Geometry Reinforced Efficient Attention Tuning Equipped with Normals for Robust Stereo Matching

arXiv cs.CV / 4/13/2026

📰 NewsIdeas & Deep AnalysisModels & Research

Key Points

  • The arXiv paper introduces GREATEN, a stereo-matching framework aimed at improving synthetic-to-real (Syn-to-Real) generalization by using surface normals as domain-invariant geometric cues.
  • It proposes a Gated Contextual-Geometric Fusion (GCGF) module to suppress unreliable texture/context features and fuse them with normal-driven geometry for more discriminative representations.
  • To handle non-Lambertian regions (e.g., specular/transparent surfaces), it adds a Specular-Transparent Augmentation (STA) strategy that makes the fusion more robust to misleading visual cues.
  • The method uses sparse attention variants (SSA, SDMA, SVA) to preserve fine-grained global feature extraction for occlusions while reducing computational cost, improving inference speed and enabling high-resolution (3K) disparity estimation.
  • Experiments show substantial error reductions when trained only on synthetic data, including 30% fewer errors on ETH3D and faster runtime (19.2% faster than its baseline variant), with support for disparity ranges up to 768 on Middlebury.

Abstract

Despite remarkable advances in image-driven stereo matching over the past decade, Synthetic-to-Realistic Zero-Shot (Syn-to-Real) generalization remains an open challenge.

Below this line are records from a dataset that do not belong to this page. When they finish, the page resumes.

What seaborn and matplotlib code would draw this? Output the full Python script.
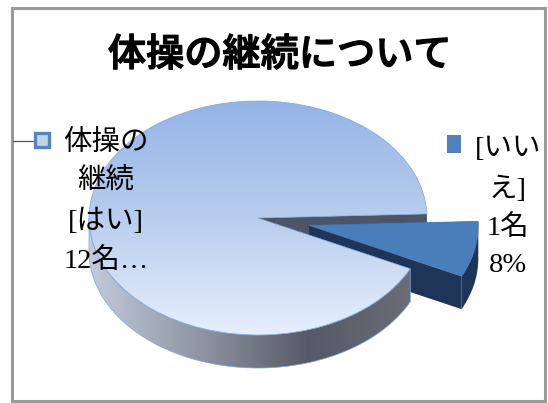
import numpy as np
import matplotlib
matplotlib.use("Agg")
import matplotlib.pyplot as plt
import matplotlib.patheffects as pe
from matplotlib.patches import Polygon, Rectangle
import seaborn as sns

# Survey counts
categories = ["はい", "いいえ"]
counts = [12, 1]
title_text = "体操の継続について"
label_yes = ["体操の", "継続", "[はい]", "12名…"]
label_no = ["[いい", "え]", "1名", "8%"]
explode = [0, 0.31]

sns.set_theme(style="white")
SERIF = ["Liberation Serif", "Noto Sans CJK JP"]
plt.rcParams["font.family"] = ["Noto Sans CJK JP", "DejaVu Sans"]

W, H = 548, 403
fig = plt.figure(figsize=(W / 100, H / 100), dpi=100, facecolor="white")

# Elliptical pie: one data unit is 169 px across and 117 px down
RX, RY = 169, 117
CX, CY = 258, 218
START = 2
XL, YT, YB = 1.5, 1.25, 1.5
ax = fig.add_axes([(CX - XL * RX) / W, 1 - (CY + YB * RY) / H,
                   2 * XL * RX / W, (YT + YB) * RY / H])
wedges, _ = ax.pie(counts, explode=explode, startangle=START, radius=1,
                   wedgeprops={"linewidth": 0})
DEPTH = 33 / RY

top_cmap = sns.blend_palette(["#94b4e6", "#b9cdee", "#e6effc"], as_cmap=True)
wall_cmap = sns.blend_palette(["#c2cbdb", "#8f95a3", "#565a66", "#6c6e78"], as_cmap=True)
EXT = (-XL, XL, -YB, YT)


def rim_band(center, a0, a1):
    # Outer side of a slice: rim arc on top, the same arc lowered underneath
    t = np.radians(np.linspace(a0, a1, 80))
    x = center[0] + np.cos(t)
    y = center[1] + np.sin(t)
    return np.r_[np.c_[x, y], np.c_[x, y - DEPTH][::-1]]


def cut_band(center, a):
    # Flat cut face of a slice running from its vertex to the rim
    t = np.radians(a)
    c = np.array(center)
    p = c + [np.cos(t), np.sin(t)]
    d = np.array([0, -DEPTH])
    return np.array([c, p, p + d, c + d])


def gradient(cmap, patch, z, horizontal=False, span=None):
    g = np.linspace(0, 1, 256)
    img = g[None, :] if horizontal else g[:, None]
    im = ax.imshow(img, cmap=cmap, extent=span or EXT, origin="upper" if not horizontal else "lower",
                   aspect="auto", zorder=z, interpolation="bilinear")
    im.set_clip_path(patch)


angle_yes = 360 * counts[0] / sum(counts) + START
end_no = 360 + START
yes, no = wedges
edge = "#7ea3d8"

# Back cut face of the large slice, visible through the gap
ax.add_patch(Polygon(cut_band(yes.center, START), fc="#4c5468", ec="none", zorder=1))

# Small slice: dark sides, then the face
dark = "#1f3557"
ax.add_patch(Polygon(rim_band(no.center, angle_yes, end_no), fc=dark, ec="none", zorder=2))
ax.add_patch(Polygon(cut_band(no.center, angle_yes), fc=dark, ec="none", zorder=2))
ax.add_patch(Polygon(cut_band(no.center, START), fc=dark, ec="none", zorder=2))
no.set(facecolor="#4a7ebb", edgecolor="#4a7ebb", linewidth=0.5, zorder=3)

# Large slice: shaded front wall, then the gradient face
wall = Polygon(rim_band(yes.center, 180, angle_yes), fc="none", ec=edge, lw=0.5, zorder=4.5)
ax.add_patch(wall)
gradient(wall_cmap, wall, 4, horizontal=True, span=(-1, 0.95, -YB, YT))
yes.set(facecolor="none", edgecolor=edge, linewidth=0.5, zorder=5.5)
gradient(top_cmap, yes, 5, span=(-1, 1, -1, 1))

ax.set_aspect("auto")
ax.set_xlim(-XL, XL)
ax.set_ylim(-YB, YT)
ax.patch.set_alpha(0)
ax.set_axis_off()

# Overlay in pixel units for the title, callouts and frame
ov = fig.add_axes([0, 0, 1, 1], zorder=10)
ov.set_xlim(0, W)
ov.set_ylim(H, 0)
ov.set_axis_off()
ov.patch.set_alpha(0)

ov.add_patch(Rectangle((12, 8), 533, 393, fc="none", ec="#9a9a9a", lw=2.2))
ov.text(280, 55, title_text, fontsize=27.5, fontweight="medium", color="black",
        ha="center", va="center", family=["Noto Sans CJK JP", "DejaVu Sans"],
        path_effects=[pe.withStroke(linewidth=0.9, foreground="black")])

ov.plot([13, 33], [141, 141], color="#555555", lw=0.9)
ov.add_patch(Rectangle((34.5, 132.5), 14, 14, fc="#c5d3ea", ec="#5585c0", lw=2.4))
ov.add_patch(Rectangle((447, 135), 14, 18, fc="#4f81bd", ec="none"))

for s, y in zip(label_yes, [143, 182, 222, 261]):
    ov.text(106, y, s, fontsize=20.5, color="black", ha="center", va="center", family=SERIF)
for s, y in zip(label_no, [150, 190, 228, 265]):
    ov.text(508, y, s, fontsize=20.5, color="black", ha="center", va="center", family=SERIF)

fig.savefig("out.png", dpi=100, facecolor="white")
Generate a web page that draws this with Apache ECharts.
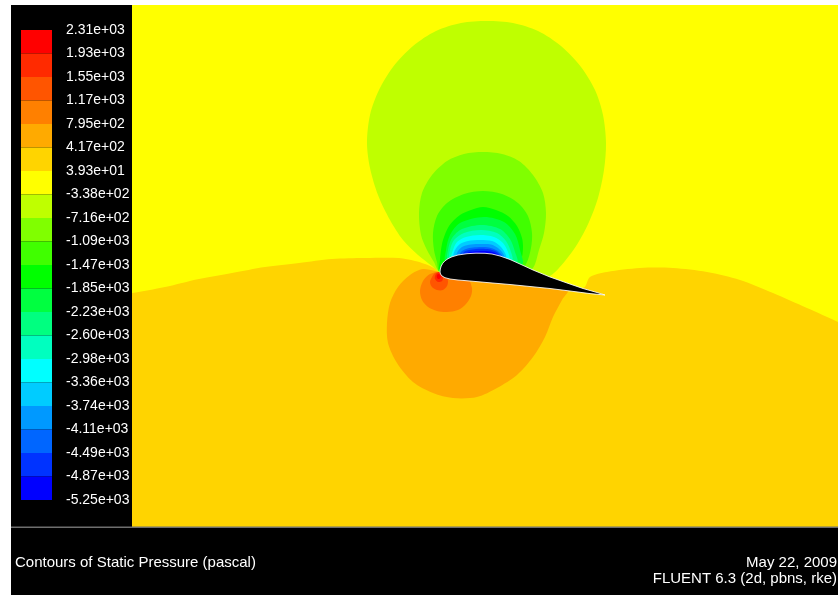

This suboptimal generalization performance mainly stems from cross-domain shifts and ill-posed ambiguities inherent in image textures, particularly in occluded, textureless, repetitive, and non-Lambertian (specular/transparent) regions. To improve Syn-to-Real generalization, we propose GREATEN, a framework that incorporates surface normals as domain-invariant, object-intrinsic, and discriminative geometric cues to compensate for the limitations of image textures. The proposed framework consists of three key components. First, a Gated Contextual-Geometric Fusion (GCGF) module adaptively suppresses unreliable contextual cues in image features and fuses the filtered image features with normal-driven geometric features to construct domain-invariant and discriminative contextual-geometric representations. Second, a Specular-Transparent Augmentation (STA) strategy improves the robustness of GCGF against misleading visual cues in non-Lambertian regions. Third, sparse attention designs preserve the fine-grained global feature extraction capability of GREAT-Stereo for handling occlusion and texture-related ambiguities while substantially reducing computational overhead, including Sparse Spatial (SSA), Sparse Dual-Matching (SDMA), and Simple Volume (SVA) attentions. Trained exclusively on synthetic data such as SceneFlow, GREATEN-IGEV achieves outstanding Syn-to-Real performance. Specifically, it reduces errors by 30% on ETH3D, 8.5% on the non-Lambertian Booster, and 14.1% on KITTI-2015, compared to FoundationStereo, Monster-Stereo, and DEFOM-Stereo, respectively. In addition, GREATEN-IGEV runs 19.2% faster than GREAT-IGEV and supports high-resolution (3K) inference on Middlebury with disparity ranges up to 768.